China’s central bank tightens policy rates to save economy from overheating
03 Feb 2017
After years of easy money policy, China's central bank is tightening its hold by raising interest rates it charges in open-market operations and on funds lent via its Standing Lending Facility in a bid to rein in credit growth and avoid overheating of the economy.
The People's Bank of China increased the costs of seven-, 14- and 28-day reverse repurchase agreements by 10 basis points each to 2.35 percent, 2.5 percent and 2.65 percent respectively, according to a statement on its website. This is the first increase since 2013 for the two shorter tenors, and the first such move since 2015 for the 28-day contracts.
The SLF rate was increased to 3.1 per cent from 2.75 per cent, reports quoting sources close to the development said.
The moves come at a lean demand period for cash after the week-long Lunar New Year holidays and follows an increase in rates on medium-term loans last week. The PBOC is midway through a policy overhaul and officials have signalled in the past of a repo rates guided floor and SLF rates linked ceiling for policy rates.

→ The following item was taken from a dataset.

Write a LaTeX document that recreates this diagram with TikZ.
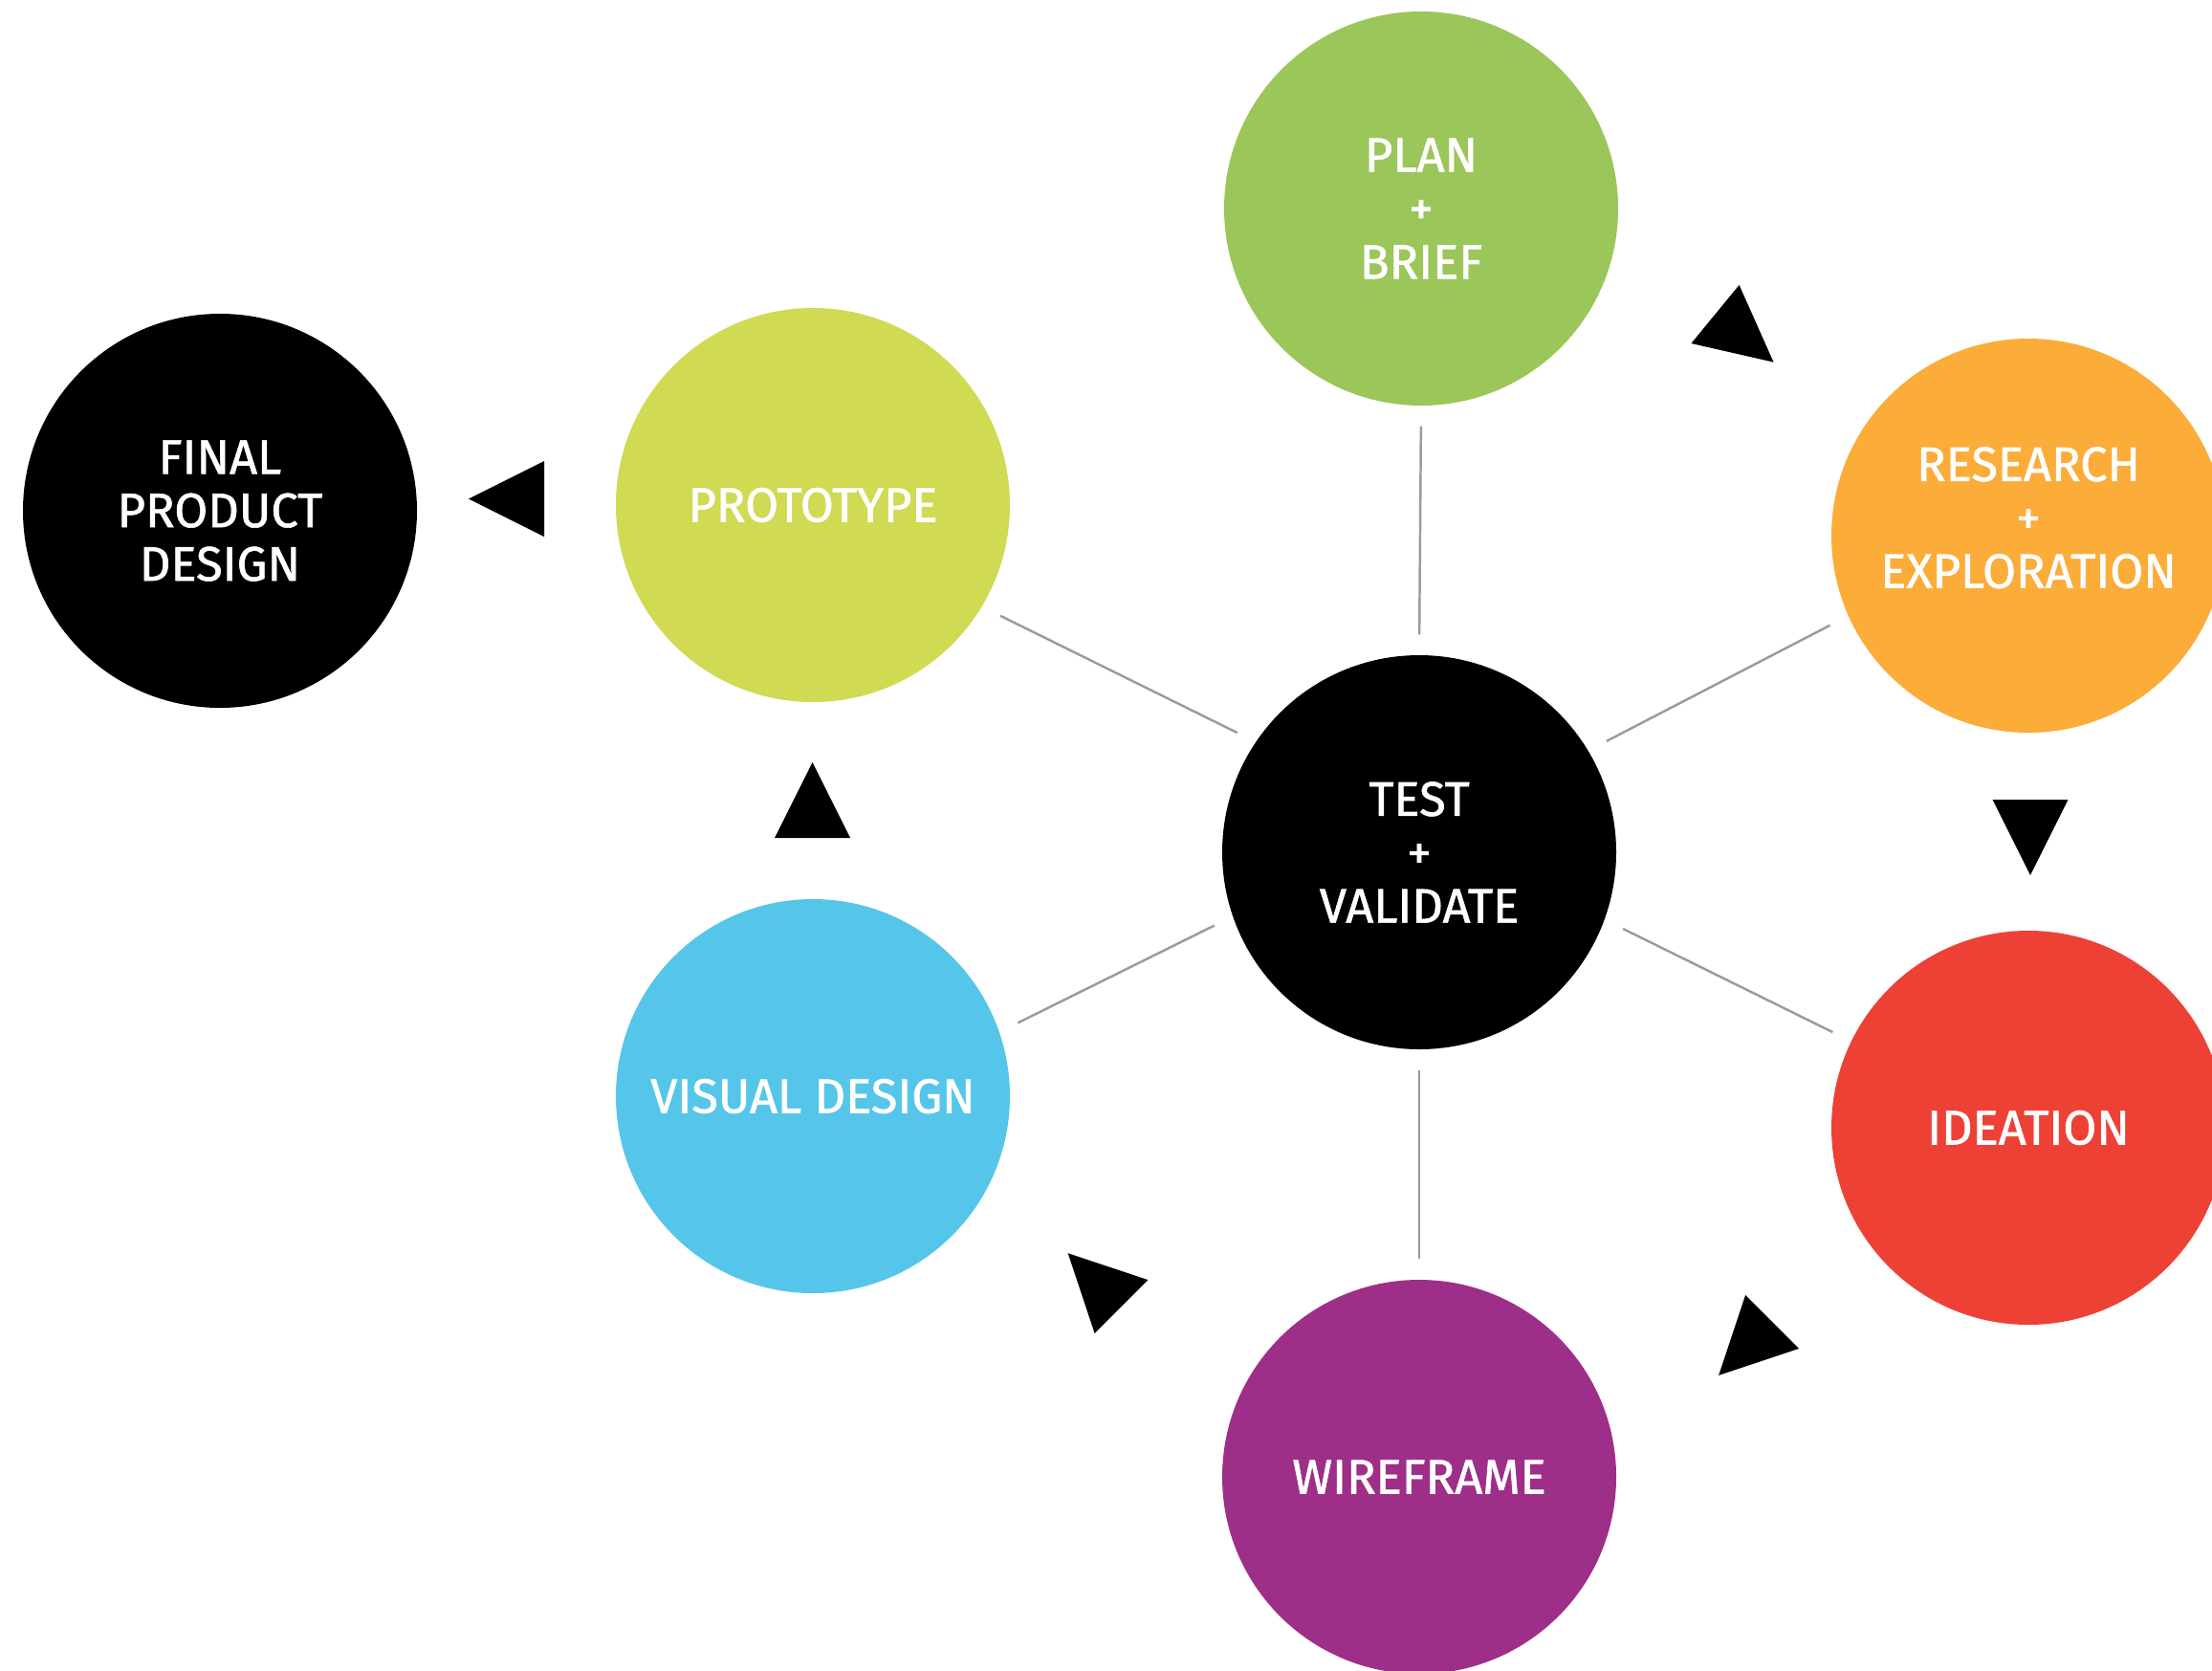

One-year interest-rate swaps climbed as much as 12 basis points to 3.43 per cent, the highest since 28 December, while the seven-day repurchase rate pared declines to 13 basis points to trade at 2.50 per cent, according to a weighted average.
Ten-year government bonds were little changed, while Shanghai shares extended losses to 0.6 per cent.
The PBOC's move is expected to send Chinese bonds into a technical bear market, Tighter policy aims to further deleveraging, prevent an overheating in credit growth and widen the yield advantage Chinese bonds have over U.S. debt, thereby supporting the yuan.